My name is Emely Mateo, former youth leader at Hyde Square Task Force (HSTF). I was part of Acción Community Theatre (ACT) where I had the opportunity to be a stage manager, an assistant director, and an actor. Just like most youth that join HSTF, I was very shy at first and always allowed others to dictate every decision I made. Little did I know that within me there was a very loud voice that simply needed encouragement. And that’s exactly what ACT did for me.
Through playwriting, improv games, and performances, I began to find my voice. It was tremendously loud. Not loud as in noisy, but loud as in whenever I spoke, those around me stopped to listen. Hyde Square Task Force taught me that if you want to do things in life that matter, and you want others to follow, you don’t have to be the loudest one in the room. A leader is one who is capable of connecting and guiding those around them.
As an immigrant who had to leave plenty behind, I felt at home in the Latino community that surrounds HSTF. As I adapted, I began to value the culture and art of the community more than ever. HSTF made me become fully aware of what was happening in the community and gave me the opportunity to then in turn raise awareness with others. I’m more than proud to say that, in collaboration with my HSTF family, we used our artistic skills to try to make the world a better place.
I am grateful that I was given exposure to the real world through such a positive and optimistic lens. I wouldn’t have made it into Northeastern University if it wasn’t for the support I received at HSTF.
Kars4Kids: What’s next for Hyde Square Task Force?
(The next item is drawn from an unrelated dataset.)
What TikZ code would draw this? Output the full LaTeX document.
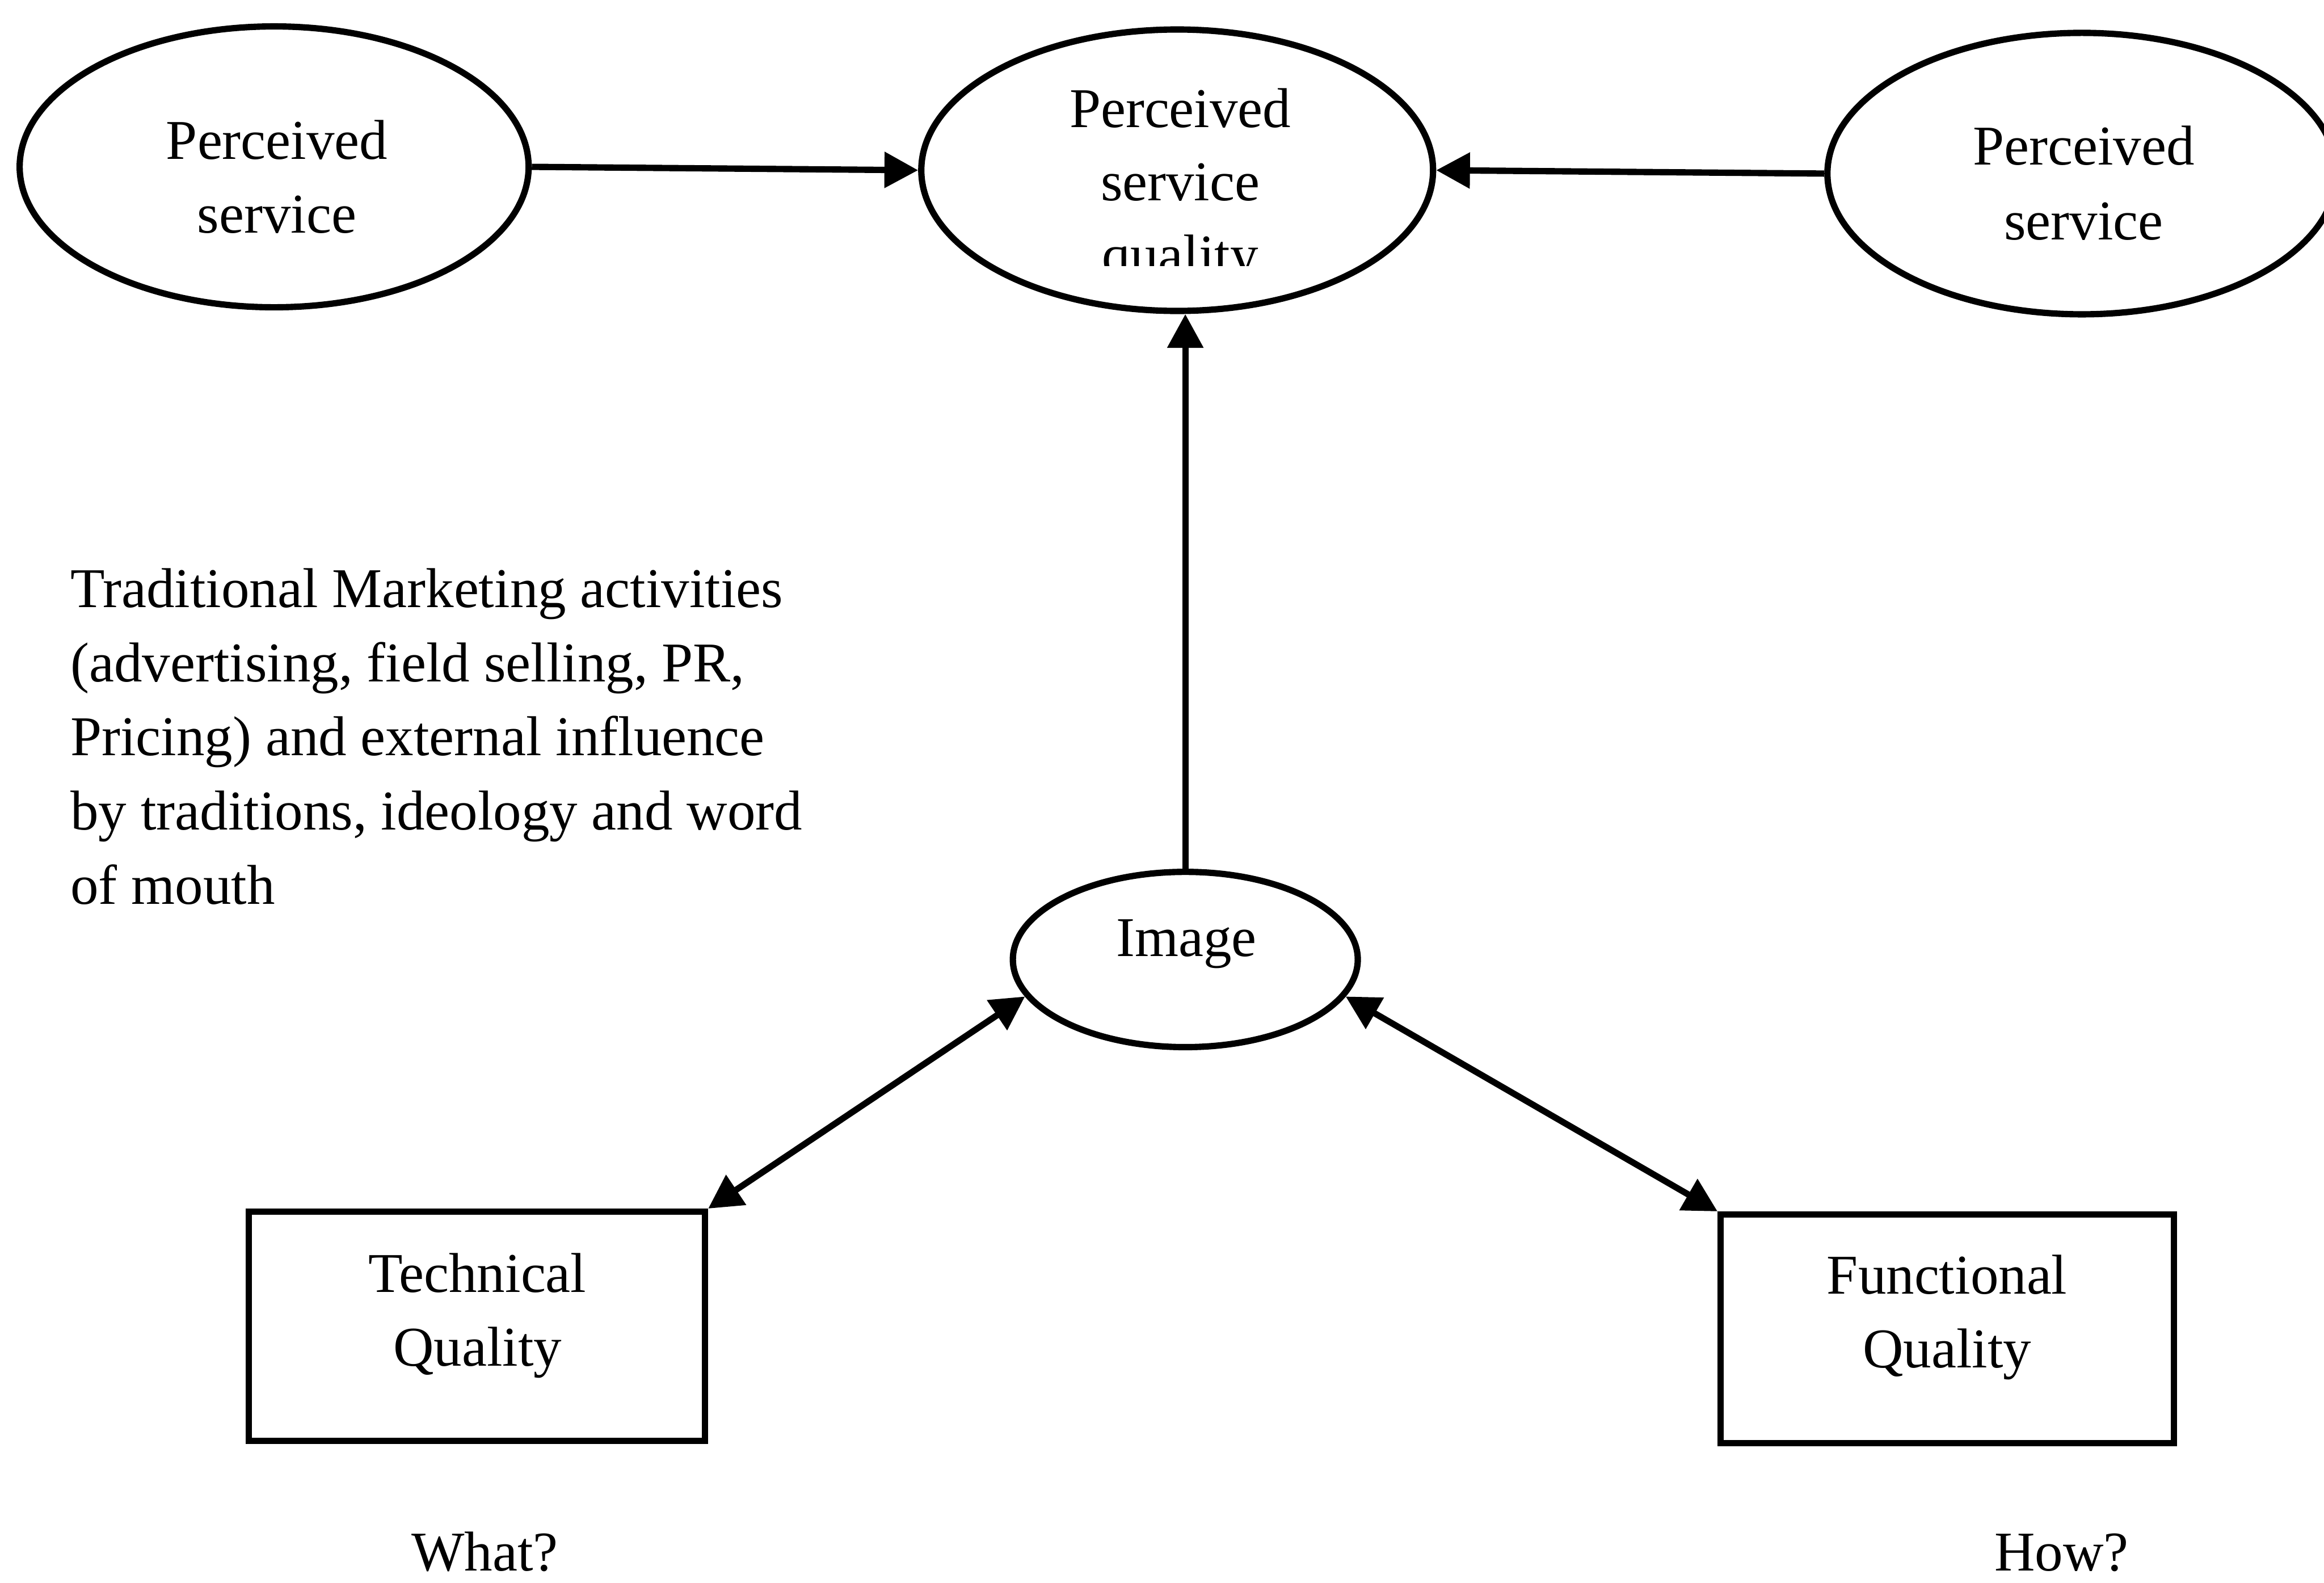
\documentclass[tikz,border=0pt]{standalone}
\usepackage{fontspec}
\setmainfont{Liberation Serif}
\usetikzlibrary{shapes.geometric,arrows.meta}
\newcommand\figfont{\fontsize{28.45pt}{37.5pt}\selectfont}
\tikzset{
  oval/.style={draw, ellipse, line width=3.2pt, inner sep=0pt},
  qbox/.style={draw, rectangle, line width=3.2pt, inner sep=0pt},
  txt/.style={inner sep=0pt, anchor=base, font=\figfont},
  para/.style={inner sep=0pt, anchor=base west, font=\figfont},
  conn/.style={line width=3.2pt, -{Triangle[length=0.6cm,width=0.62cm]}},
  twoway/.style={line width=3.2pt, {Triangle[length=0.6cm,width=0.62cm]}-{Triangle[length=0.6cm,width=0.62cm]}},
}
\begin{document}
\begin{tikzpicture}
  \useasboundingbox (0,0) rectangle (41.37,-28.17);

  % ellipses
  \node[oval, minimum width=9.06cm, minimum height=5cm] (ps1) at (4.88,-2.97) {};
  \node[oval, minimum width=9.11cm, minimum height=5.01cm] (psq) at (20.955,-3.03) {};
  \node[oval, minimum width=9.06cm, minimum height=5.01cm] (ps2) at (37.06,-3.09) {};
  \node[oval, minimum width=6.14cm, minimum height=3.12cm] (img) at (21.10,-17.08) {};

  % quality boxes
  \node[qbox, minimum width=8.12cm, minimum height=4.08cm] (tq) at (8.49,-23.61) {};
  \node[qbox, minimum width=8.07cm, minimum height=4.07cm] (fq) at (34.665,-23.655) {};

  % labels
  \node[txt] (ps1a) at (4.93,-2.83) {Perceived};
  \node[txt] (ps1b) at (4.93,-4.15) {service};
  \node[txt] (psqa) at (21.01,-2.27) {Perceived};
  \node[txt] (psqb) at (21.01,-3.57) {service};
  \begin{scope}
    \clip (18,-1) rectangle (24,-4.73);
    \node[txt] (psqc) at (21.01,-4.87) {quality};
  \end{scope}
  \node[txt] (ps2a) at (37.09,-2.93) {Perceived};
  \node[txt] (ps2b) at (37.09,-4.27) {service};
  \node[txt] (imga) at (21.12,-17.02) {Image};
  \node[txt] (tqa) at (8.50,-23.00) {Technical};
  \node[txt] (tqb) at (8.50,-24.32) {Quality};
  \node[txt] (fqa) at (34.66,-23.03) {Functional};
  \node[txt] (fqb) at (34.66,-24.35) {Quality};
  \node[txt] (what) at (8.63,-27.96) {What?};
  \node[txt] (how) at (36.70,-27.96) {How?};

  % marketing text
  \node[para] (m1) at (1.25,-10.81) {Traditional Marketing activities};
  \node[para] (m2) at (1.25,-12.13) {(advertising, field selling, PR,};
  \node[para] (m3) at (1.25,-13.45) {Pricing) and external influence};
  \node[para] (m4) at (1.25,-14.77) {by traditions, ideology and word};
  \node[para] (m5) at (1.25,-16.09) {of mouth};

  % connectors
  \draw[conn] (ps1.east) -- (psq.west);
  \draw[conn] (ps2.west) -- (psq.east);
  \draw[conn] (img.north) -- (img.north |- psq.south);
  \draw[twoway] (tq.north east) -- (img.193);
  \draw[twoway] (fq.north west) -- (img.347);
\end{tikzpicture}
\end{document}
Barbara Civill: We are at an exciting point in our history. We recently completed a four-year Strategic Plan and have set the ambitious goal to triple the number of youth enrolled in JEA by 2022. We know JEA works and look forward to seeing that impact grow over the next four years as we reach more youth, starting with an expansion to include youth in middle school. Historically, JEA has focused on high school and the expansion to younger youth will allow us to intervene earlier in their lives and support them through what can be a challenging transition from middle school to high school.